The goal is not perfection. The goal is to spot pressure early.


Common beginner mistakes

Mistake 1: Treating every bank deposit as profit

A bank deposit may be customer income, a loan, a refund, a transfer, a deposit, VAT collected, or repayment from someone else.

It needs context.

Mistake 2: Treating VAT as available money

For VAT-registered businesses, VAT collected from customers may need to be paid later after calculating the return.

That money should not be treated as ordinary profit.

Mistake 3: Forgetting unpaid bills

The bank may look healthy before supplier bills are paid.

Unpaid bills need to be visible.

Mistake 4: Ignoring unpaid invoices

Sales are weaker if customers do not pay.

Unpaid invoices should be reviewed before cash pressure becomes urgent.
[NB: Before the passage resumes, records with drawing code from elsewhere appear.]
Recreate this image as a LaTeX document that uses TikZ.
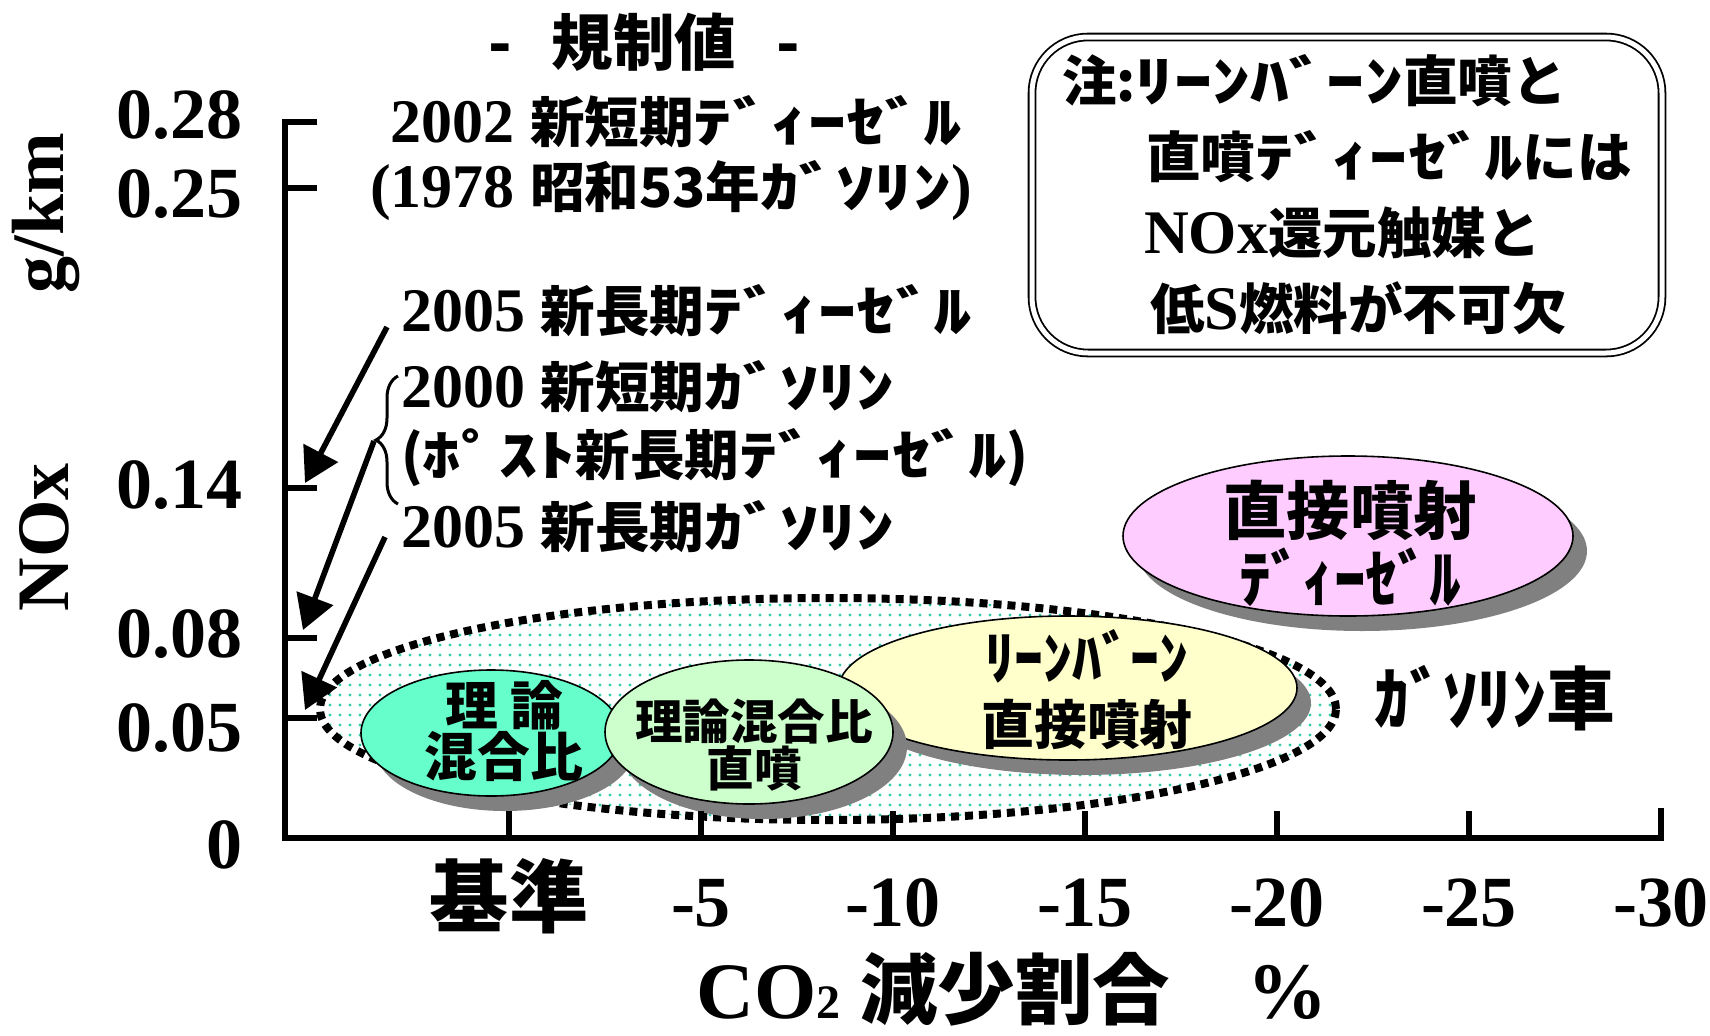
\documentclass[tikz,border=0pt]{standalone}
\usepackage{fontspec}
\setmainfont{Liberation Serif}
\newfontfamily\jpfont{Noto Sans CJK JP}[Scale=0.88]
\newfontfamily\hkfont{Noto Sans CJK JP}[Scale=0.88,FakeStretch=1.4]
\newcommand{\jp}[1]{{\jpfont #1}}
\newcommand{\hk}[1]{{\hkfont #1}}
\usetikzlibrary{arrows.meta,shapes.geometric,shadows,patterns.meta,decorations.pathreplacing}
\definecolor{tealfill}{HTML}{66FFCC}
\definecolor{mintfill}{HTML}{CCFFCC}
\definecolor{creamfill}{HTML}{FFFFCC}
\definecolor{pinkfill}{HTML}{FFCCFF}
\definecolor{shadegray}{HTML}{808080}
\definecolor{dotteal}{HTML}{33CCAA}

\begin{document}
\begin{tikzpicture}[x=0.5pt, y=-0.5pt,
     every node/.style = {inner sep=0pt, outer sep=0pt, font=\bfseries},
     axisline/.style = {line width=3pt},
     regarrow/.style = {-{Triangle[length=17pt 0 0,width=19pt 0 0]}, line width=2.8pt},
     ticklabel/.style = {anchor=east, font=\bfseries\fontsize{36}{40}\selectfont},
     xticklabel/.style = {font=\bfseries\fontsize{36}{40}\selectfont},
     reglabel/.style = {font=\bfseries\fontsize{31}{34}\selectfont},
     bubble/.style = {ellipse, draw, line width=0.8pt,
         drop shadow={shadow xshift=7pt, shadow yshift=-7.5pt,
         opacity=1, fill=shadegray}},
     gasarea/.style = {ellipse, draw, line width=4pt,
         dash pattern=on 4pt off 3pt, preaction={fill=white},
         pattern={Dots[distance=5pt, radius=0.8pt]}, pattern color=dotteal},
     notebox/.style = {draw, rounded corners=28pt, double,
         double distance=2.5pt, line width=0.9pt, minimum width=315pt,
         minimum height=158pt, align=left,
         font=\bfseries\fontsize{31}{38}\selectfont}]
    \useasboundingbox (0,0) rectangle (1710,1035);

    \node [gasarea, minimum width=508pt, minimum height=111pt]
        at (828,709) (gasoline) {};
    \node [bubble, fill=creamfill, minimum width=229pt, minimum height=72pt]
        at (1068,688) (leanburn) {};
    \node [bubble, fill=tealfill, minimum width=130pt, minimum height=63pt]
        at (491,733) (stoich) {};
    \node [bubble, fill=mintfill, minimum width=144pt, minimum height=72pt]
        at (749,732) (stoichdi) {};
    \node [bubble, fill=pinkfill, minimum width=225pt, minimum height=80pt]
        at (1348,536) (diesel) {};

    \node [align=center, font=\bfseries\jpfont\fontsize{30}{32.5}\selectfont]
        at (1087,690) (leanburntext)
        {{\fontsize{33}{32.5}\selectfont ﾘｰﾝﾊﾞｰﾝ}\\直接噴射};
    \node [align=center, font=\bfseries\jpfont\fontsize{30}{24.5}\selectfont]
        at (504,731) (stoichtext) {理 論\\混合比};
    \node [align=center, font=\bfseries\jpfont\fontsize{27}{22.5}\selectfont]
        at (754,745) (stoichditext) {理論混合比\\直噴};
    \node [align=center, font=\bfseries\jpfont\fontsize{36}{34}\selectfont]
        at (1350,543) (dieseltext) {直接噴射\\ﾃﾞｨｰｾﾞﾙ};
    \node [font=\bfseries\jpfont\fontsize{39}{42}\selectfont]
        at (1495,698) (gasolinetext) {ｶﾞｿﾘﾝ車};

    \draw [axisline] (317,122) -- (285,122) -- (285,838)
        -- (1661,838) -- (1661,808);
    \foreach \y in {188,488,638,718}
        \draw [axisline] (285,\y) -- (317,\y);
    \foreach \x in {509,701,893,1085,1277,1469}
        \draw [axisline] (\x,838) -- (\x,811);

    \node [ticklabel] at (242,115) (y28) {0.28};
    \node [ticklabel] at (242,194) (y25) {0.25};
    \node [ticklabel] at (242,485) (y14) {0.14};
    \node [ticklabel] at (242,634) (y08) {0.08};
    \node [ticklabel] at (242,728) (y05) {0.05};
    \node [ticklabel] at (242,845) (y00) {0};
    \node [rotate=90, font=\bfseries\fontsize{37}{40}\selectfont]
        at (44,537) (ytitle) {NOx};
    \node [rotate=90, font=\bfseries\fontsize{37}{40}\selectfont]
        at (46,213) (yunit) {g/km};

    \node [font=\bfseries\jpfont\fontsize{45}{50}\selectfont]
        at (509,896) (xbase) {基準};
    \foreach \x/\t/\n in {701/-5/5, 893/-10/10, 1085/-15/15,
            1277/-20/20, 1469/-25/25, 1661/-30/30}
        \node [xticklabel] at (\x,903) (xlab\n) {\t};
    \node [anchor=base, font=\bfseries\fontsize{40}{44}\selectfont]
        at (1012,1018) (xtitle)
        {CO{\fontsize{24}{24}\selectfont 2}
         {\jpfont\fontsize{44}{48}\selectfont 減少割合　}\%};

    \node [font=\bfseries\jpfont\fontsize{35}{40}\selectfont]
        at (644,42) (regtitle) {-\hspace{20pt}規制値\hspace{20pt}-};
    \node [reglabel] at (676,122) (reg2002d) {2002 \jp{新短期}\hk{ﾃﾞｨｰｾﾞﾙ}};
    \node [reglabel] at (671,191) (reg1978g) {(1978 \jp{昭和53年}\hk{ｶﾞｿﾘﾝ})};
    \node [reglabel, anchor=west] at (401,311) (reg2005d)
        {2005 \jp{新長期}\hk{ﾃﾞｨｰｾﾞﾙ}};
    \node [reglabel, anchor=west] at (401,387) (reg2000g)
        {2000 \jp{新短期}\hk{ｶﾞｿﾘﾝ}};
    \node [reglabel, anchor=west] at (401,458) (regpost)
        {\jp{(}\hk{ﾎﾟｽﾄ}\jp{新長期}\hk{ﾃﾞｨｰｾﾞﾙ}\jp{)}};
    \node [reglabel, anchor=west] at (401,527) (reg2005g)
        {2005 \jp{新長期}\hk{ｶﾞｿﾘﾝ}};

    \draw [decorate, decoration={brace, amplitude=11pt}, line width=1.5pt]
        (398,504) -- (398,376);
    \coordinate (src14) at (387,327);
    \coordinate (src08) at (374,441);
    \coordinate (src05) at (385,537);
    \coordinate (tip14) at (305,483);
    \coordinate (tip08) at (303,630);
    \coordinate (tip05) at (305,710);
    \draw [regarrow] (src14) -- (tip14);
    \draw [regarrow] (src08) -- (tip08);
    \draw [regarrow] (src05) -- (tip05);

    \node [notebox] at (1347,195) (note)
        {\jp{注:}\hk{ﾘｰﾝﾊﾞｰﾝ}\jp{直噴と}\\
         \hspace*{42pt}\jp{直噴}\hk{ﾃﾞｨｰｾﾞﾙ}\jp{には}\\
         \hspace*{41pt}NOx\jp{還元触媒と}\\
         \hspace*{44pt}\jp{低}S\jp{燃料が不可欠}};
\end{tikzpicture}
\end{document}
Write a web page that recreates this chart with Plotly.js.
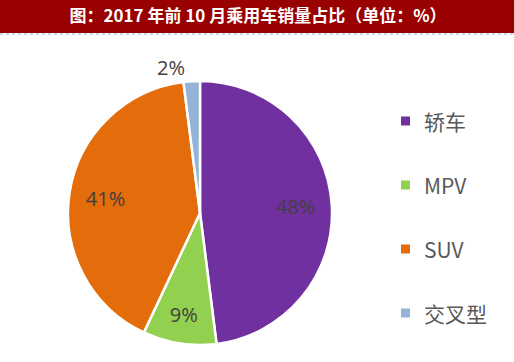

Mistake 5: Looking at one report only

Cash, profit, receivables, payables, VAT, and reconciliation all show different parts of the picture.

A business needs a small set of reports, not just one number.


Final summary

Cash and profit are both important, but they are not the same thing.

Cash tells the business:

What money is available now?

Profit tells the business:

Did the business earn more than it cost over a period?

A profitable business can still have weak cash if customers pay late, bills are due first, VAT or tax has not been separated, loans need repayment, or the owner takes out too much money.

A business with cash in the bank can still be weak if that cash came from loans, deposits, unpaid bills, VAT collected, or old customer payments.

The safest habit is to review cash and profit together.

A small business should know:

  • what was earned,

  • what was paid,

  • what is still owed by customers,

  • what is still owed to suppliers,

  • what money may be needed for VAT or tax,

  • whether the business model is actually profitable.

The bank balance is important, but it does not tell the whole story.

Good accounting helps explain the difference.